Following a comprehensive series of tests, TAU has just announced the launching of its strategic plan for significantly reducing greenhouse gas emissions generated by its activities and promoting more efficient use of resources and renewable energy. The university places great importance on reducing its environmental footprint by using sustainable energy, recycling water and materials, reducing use of paper, introducing green purchasing procedures and other activities designed to reduce the campus’ carbon footprint and eventually attain carbon neutrality.

With this goal in mind, a team of academic and administrative experts appointed by TAU’s Green Campus Committee headed by TAU president Prof. Ariel Porat launched a comprehensive inspection to assess the overall carbon footprint (in terms of CO2 equivalent) and water footprint of all TAU activities both on and off campus.

The team will soon complete their mission and submit their findings to the Green Campus Committee and TAU’s senior management.  “As a leading academic research and teaching institution in the fields of ecology and environmental science, committed to addressing the climate crisis, TAU established an ‘initiative for carbon neutrality’ about a year ago – the first of its kind at an Israeli university,” said Porat. “As a leading public university, it is our duty to lead the efforts for addressing the climate crisis on and beyond our campus.

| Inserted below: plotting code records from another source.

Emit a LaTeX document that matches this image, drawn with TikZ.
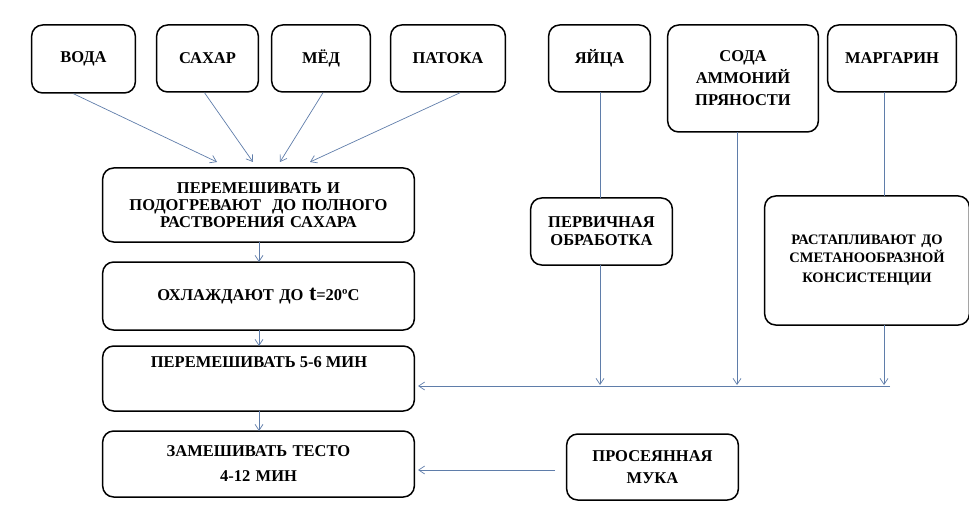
\documentclass[tikz,border=0pt]{standalone}
\usepackage{fontspec}
\setmainfont{Liberation Serif}
\usetikzlibrary{arrows.meta}
\definecolor{ln}{RGB}{95,125,170}
\tikzset{box/.style={draw,line width=1.5pt,rounded corners=11pt,align=center,font=\bfseries\fontsize{16.5}{20}\selectfont},
ar/.style={draw=ln,-{Straight Barb[length=6pt,width=8pt]},line width=0.7pt}}
\newcommand{\bx}[6]{\node[box,minimum width=#4-#2,minimum height=#5-#3,text width=#4-#2-6pt] (#1) at ({(#2+#4)/2},{(#3+#5)/2}) {#6};}
\begin{document}
\begin{tikzpicture}[x=1pt,y=-1pt]
\useasboundingbox (0,0) rectangle (969,505);
\bx{voda}{32}{25}{135}{93}{ВОДА}
\bx{sah}{157}{25}{258}{92}{САХАР}
\bx{med}{272}{25}{370}{92}{МЁД}
\bx{pat}{391}{25}{505}{92}{ПАТОКА}
\bx{yai}{549}{25}{650}{92}{ЯЙЦА}
\bx{soda}{668}{25}{818}{132}{СОДА\\[2pt]АММОНИЙ\\[2pt]ПРЯНОСТИ}
\bx{marg}{828}{25}{956}{92}{МАРГАРИН}
\bx{p1}{103}{168}{414}{242}{ПЕРЕМЕШИВАТЬ И\\[-3pt]ПОДОГРЕВАЮТ \ ДО ПОЛНОГО\\[-3pt]РАСТВОРЕНИЯ САХАРА}
\bx{p2}{103}{262}{414}{330}{ОХЛАЖДАЮТ ДО {\fontsize{22}{20}\selectfont t}=20ºС}
\bx{p3}{103}{346}{414}{411}{}
\node[font=\bfseries\fontsize{16.5}{20}\selectfont] at (259,362) {ПЕРЕМЕШИВАТЬ 5-6 МИН};
\bx{p4}{103}{431}{414}{497}{ЗАМЕШИВАТЬ ТЕСТО\\[5pt]4-12 МИН}
\bx{perv}{531}{198}{672}{265}{ПЕРВИЧНАЯ\\[-2pt]ОБРАБОТКА}
\bx{rast}{765}{196}{969}{325}{\fontsize{14.5}{18}\selectfont РАСТАПЛИВАЮТ ДО\\СМЕТАНООБРАЗНОЙ\\КОНСИСТЕНЦИИ}
\bx{muka}{567}{434}{738}{500}{ПРОСЕЯННАЯ\\[2pt]МУКА}
\coordinate (j) at (418,386);
\draw[ar] ([xshift=-10]voda.south) -- (217,162);
\draw[ar] ([xshift=-3]sah.south) -- (253,162);
\draw[ar] ([xshift=2]med.south) -- (280,162);
\draw[ar] ([xshift=12]pat.south) -- (310,162);
\draw[ar] (259,242) -- (259,262);
\draw[ar] (259,330) -- (259,346);
\draw[ar] (259,411) -- (259,431);
\draw[ln,line width=0.7pt] (600,92) -- (600,198);
\draw[ar] (600,265) -- (600,385);
\draw[ar] (737,132) -- (737,385);
\draw[ln,line width=0.7pt] (884,92) -- (884,196);
\draw[ar] (884,325) -- (884,385);
\draw[ar] (890,386) -- (j);
\draw[ar] (555,470) -- (418,470);
\end{tikzpicture}
\end{document}
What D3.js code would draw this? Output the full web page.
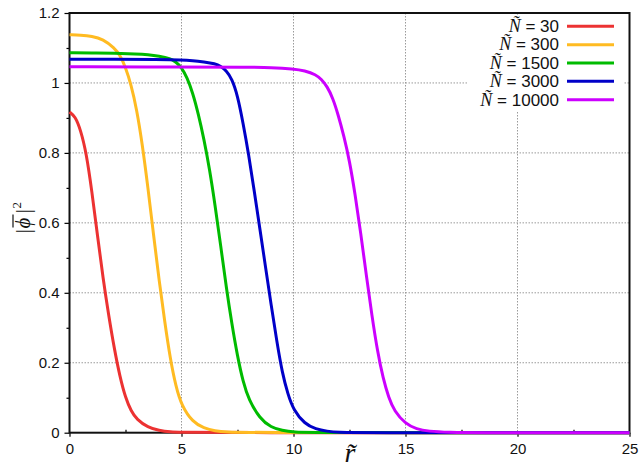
<!DOCTYPE html>
<html>
<head>
<meta charset="utf-8">
<script src="https://cdnjs.cloudflare.com/ajax/libs/d3/7.8.5/d3.min.js"></script>
<style>
    body { margin: 0; background: #fff; }
    svg { display: block; }
</style>
</head>
<body>
<div id="chart"></div>
<script>
/*global d3: false*/

// legend labels (N tilde values) and colours
var seriesN = ['30', '300', '1500', '3000', '10000'];
var seriesColors = ['#ec3232', '#ffbb22', '#00bb00', '#0000c8', '#cc00ff'];

// [r, |phi|^2] samples
var profile30 = [[0, 0.917], [0.25, 0.905], [0.5, 0.865], [0.75, 0.8], [1.0, 0.69], [1.25, 0.563],
    [1.5, 0.44], [1.75, 0.335], [2.0, 0.24], [2.25, 0.16], [2.5, 0.1], [2.75, 0.062], [3.0, 0.038],
    [3.5, 0.015], [4.0, 0.006], [4.5, 0.002], [5, 0.001], [6, 0], [25, 0]];
var profile300 = [[0, 1.138], [0.5, 1.137], [1, 1.134], [1.5, 1.125], [2, 1.1], [2.25, 1.08],
    [2.5, 1.045], [2.75, 0.995], [3, 0.925], [3.25, 0.825], [3.5, 0.702], [3.75, 0.567], [4, 0.435],
    [4.25, 0.318], [4.5, 0.21], [4.75, 0.132], [5, 0.078], [5.5, 0.03], [6, 0.013], [6.5, 0.005],
    [7, 0.002], [8, 0], [25, 0]];
var profile1500 = [[0, 1.086], [1, 1.086], [2, 1.085], [3, 1.083], [3.5, 1.081], [4, 1.077],
    [4.5, 1.07], [4.75, 1.06], [5, 1.045], [5.25, 1.015], [5.5, 0.972], [5.75, 0.912], [6, 0.84],
    [6.25, 0.755], [6.5, 0.65], [6.75, 0.535], [7, 0.415], [7.25, 0.31], [7.5, 0.218], [7.75, 0.145],
    [8, 0.095], [8.5, 0.04], [9, 0.015], [9.5, 0.006], [10, 0.002], [11, 0], [25, 0]];
var profile3000 = [[0, 1.068], [2, 1.068], [4, 1.067], [5, 1.066], [5.5, 1.064], [6, 1.06],
    [6.5, 1.055], [6.75, 1.048], [7, 1.035], [7.25, 1.012], [7.5, 0.965], [7.75, 0.885], [8, 0.795],
    [8.25, 0.69], [8.5, 0.583], [8.75, 0.474], [9, 0.366], [9.25, 0.263], [9.5, 0.17], [9.75, 0.11],
    [10, 0.065], [10.5, 0.025], [11, 0.01], [11.5, 0.004], [12, 0.001], [13, 0], [25, 0]];
var profile10000 = [[0, 1.046], [5, 1.046], [8, 1.045], [9, 1.044], [10, 1.04], [10.5, 1.035],
    [11, 1.024], [11.25, 1.01], [11.5, 0.99], [11.75, 0.958], [12, 0.908], [12.25, 0.848],
    [12.5, 0.778], [12.75, 0.682], [13, 0.572], [13.25, 0.45], [13.5, 0.335], [13.75, 0.232],
    [14, 0.155], [14.25, 0.1], [14.5, 0.062], [15, 0.025], [15.5, 0.01], [16, 0.004], [17, 0.001],
    [18, 0], [25, 0]];
var profiles = [profile30, profile300, profile1500, profile3000, profile10000];

// ticks
var xTicks = [0, 5, 10, 15, 20, 25];
var xMinorTicks = [2.5, 7.5, 12.5, 17.5, 22.5];
var yTicks = [0, 0.2, 0.4, 0.6, 0.8, 1, 1.2];
var yMinorTicks = [0.1, 0.3, 0.5, 0.7, 0.9, 1.1];

(function() {
    'use strict';
    var width, height, left, right, top, bottom, svg, x, y, line, legend, i, rowY, label, ylab;

    width = 641;
    height = 470;
    left = 69.5;
    right = 629.5;
    top = 13;
    bottom = 432.7;

    svg = d3.select('#chart').append('svg')
        .attr('width', width)
        .attr('height', height);

    x = d3.scaleLinear().domain([0, 25]).range([left, right]);
    y = d3.scaleLinear().domain([0, 1.2]).range([bottom, top]);

    // Grid lines
    svg.selectAll('line.gx')
        .data(xTicks.slice(1, -1))
        .enter().append('line')
        .attr('x1', function(d) { return x(d); })
        .attr('x2', function(d) { return x(d); })
        .attr('y1', top)
        .attr('y2', bottom)
        .attr('stroke', '#9a9a9a')
        .attr('stroke-width', 1)
        .attr('stroke-dasharray', '1.5,1.5');
    svg.selectAll('line.gy')
        .data(yTicks.slice(1, -1))
        .enter().append('line')
        .attr('x1', left)
        .attr('x2', right)
        .attr('y1', function(d) { return y(d); })
        .attr('y2', function(d) { return y(d); })
        .attr('stroke', '#9a9a9a')
        .attr('stroke-width', 1)
        .attr('stroke-dasharray', '1.5,1.5');

    // Legend background hides the grid
    legend = svg.append('g');
    legend.append('rect')
        .attr('x', 467)
        .attr('y', 16)
        .attr('width', 156)
        .attr('height', 95)
        .attr('fill', '#fff');

    // Axes
    svg.append('g')
        .attr('transform', 'translate(0,' + bottom + ')')
        .call(d3.axisBottom(x).tickValues(xTicks).tickSize(4).tickPadding(7)
            .tickFormat(d3.format('d')))
        .call(function(g) {
            g.select('.domain').remove();
            g.selectAll('text').attr('font-family', 'Liberation Sans, Arial, sans-serif')
                .attr('font-size', 15).attr('fill', '#111');
            g.selectAll('line').attr('stroke', '#000').attr('stroke-width', 1.2);
        });
    svg.append('g')
        .attr('transform', 'translate(0,' + bottom + ')')
        .call(d3.axisTop(x).tickValues(xMinorTicks).tickSize(3).tickFormat(''))
        .call(function(g) {
            g.select('.domain').remove();
            g.selectAll('line').attr('stroke', '#000').attr('stroke-width', 1.2);
        });
    svg.append('g')
        .attr('transform', 'translate(' + left + ',0)')
        .call(d3.axisLeft(y).tickValues(yTicks).tickSize(5).tickPadding(5)
            .tickFormat(d3.format('~g')))
        .call(function(g) {
            g.select('.domain').remove();
            g.selectAll('text').attr('font-family', 'Liberation Sans, Arial, sans-serif')
                .attr('font-size', 15).attr('fill', '#111');
            g.selectAll('line').attr('stroke', '#000').attr('stroke-width', 1.2);
        });
    svg.append('g')
        .attr('transform', 'translate(' + left + ',0)')
        .call(d3.axisLeft(y).tickValues(yMinorTicks).tickSize(3).tickFormat(''))
        .call(function(g) {
            g.select('.domain').remove();
            g.selectAll('line').attr('stroke', '#000').attr('stroke-width', 1.2);
        });

    // Frame
    svg.append('rect')
        .attr('x', left)
        .attr('y', top)
        .attr('width', right - left)
        .attr('height', bottom - top)
        .attr('fill', 'none')
        .attr('stroke', '#111')
        .attr('stroke-width', 2);

    // Curves
    line = d3.line()
        .x(function(d) { return x(d[0]); })
        .y(function(d) { return y(d[1]); })
        .curve(d3.curveBasis);
    for (i = 0; i < profiles.length; i++) {
        svg.append('path')
            .attr('d', line(profiles[i]))
            .attr('fill', 'none')
            .attr('stroke', seriesColors[i])
            .attr('stroke-width', 3)
            .attr('stroke-linejoin', 'round');
    }

    // Legend entries
    for (i = 0; i < seriesN.length; i++) {
        rowY = 26.3 + i * 18.35;
        legend.append('line')
            .attr('x1', 567)
            .attr('x2', 614)
            .attr('y1', rowY)
            .attr('y2', rowY)
            .attr('stroke', seriesColors[i])
            .attr('stroke-width', 3);
        label = legend.append('text')
            .attr('x', 559)
            .attr('y', rowY + 5.8)
            .attr('text-anchor', 'end')
            .attr('fill', '#111');
        label.append('tspan')
            .attr('font-family', 'Liberation Serif, serif')
            .attr('font-style', 'italic')
            .attr('font-size', 18)
            .text('\u00d1');
        label.append('tspan')
            .attr('font-family', 'Liberation Sans, Arial, sans-serif')
            .attr('font-size', 17)
            .text(' = ' + seriesN[i]);
    }

    // Axis titles
    svg.append('text')
        .attr('x', 350)
        .attr('y', 462)
        .attr('text-anchor', 'middle')
        .attr('font-family', 'Liberation Serif, serif')
        .attr('font-style', 'italic')
        .attr('font-size', 28)
        .attr('fill', '#111')
        .text('r\u0303');

    ylab = svg.append('g')
        .attr('transform', 'translate(30,218) rotate(-90)')
        .attr('font-family', 'Liberation Serif, serif')
        .attr('fill', '#111');
    ylab.append('text').attr('x', -15.5).attr('y', 0).attr('font-size', 22).text('|');
    ylab.append('text').attr('x', -10.5).attr('y', 0).attr('font-size', 21)
        .attr('font-style', 'italic').text('\u03d5');
    ylab.append('text').attr('x', 4.5).attr('y', 0).attr('font-size', 22).text('|');
    ylab.append('text').attr('x', 9.5).attr('y', -9).attr('font-size', 13).text('2');
    ylab.append('line')
        .attr('x1', -9.5)
        .attr('x2', 3.5)
        .attr('y1', -17)
        .attr('y2', -17)
        .attr('stroke', '#111')
        .attr('stroke-width', 1.2);
}());
</script>
</body>
</html>
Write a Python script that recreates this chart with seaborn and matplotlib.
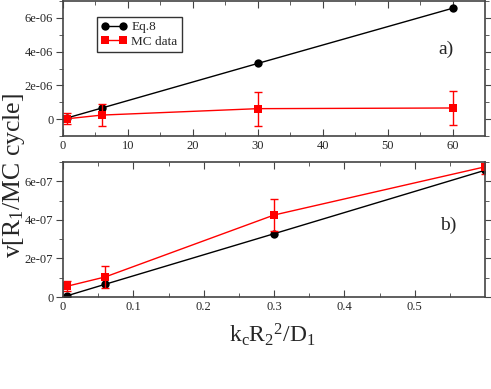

We hope that other institutions will join us. Time is running out and we must act immediately.”

Prof. Marcelo Sternberg of TAU’s School of Plant Sciences and Food Security at the Wise Faculty of Life Sciences, co-leader of TAU’s carbon neutrality initiative, added: “I am proud to be part of the team leading an historical move toward reducing TAU’s carbon footprint and turning it into a sustainable institution. The current climate crisis leaves no room for inaction. As a teaching and research institution, we can show the government and society the way to reducing the environmental footprint and ensuring a better world for future generations. It can be done, and we will do it.”

Lior Hazan, chairman of TAU’s Student Union, added that “the climate crisis is spreading and intensifying, causing great concern. It is no longer something occurring far away; it is happening right here and now. We, the young people, have the power to change and work for a better future, in face of the gravest crisis of the 21st century, and academia is an excellent place to begin. Students must become leading ambassadors of this cause, since they are the future of society, industry, and leadership, and to this end, we must change and introduce change for the benefit of our planet. The Student Union takes an active part in TAU’s plan to attain carbon neutrality and continues to work for the rapid reduction of environmental damage.”

Ofer Lugassi, the university’s vice president for construction & maintenance, stressed that the mapping of its carbon and water footprints was carried out by a specialized external company that made a great effort to include all activities on campus.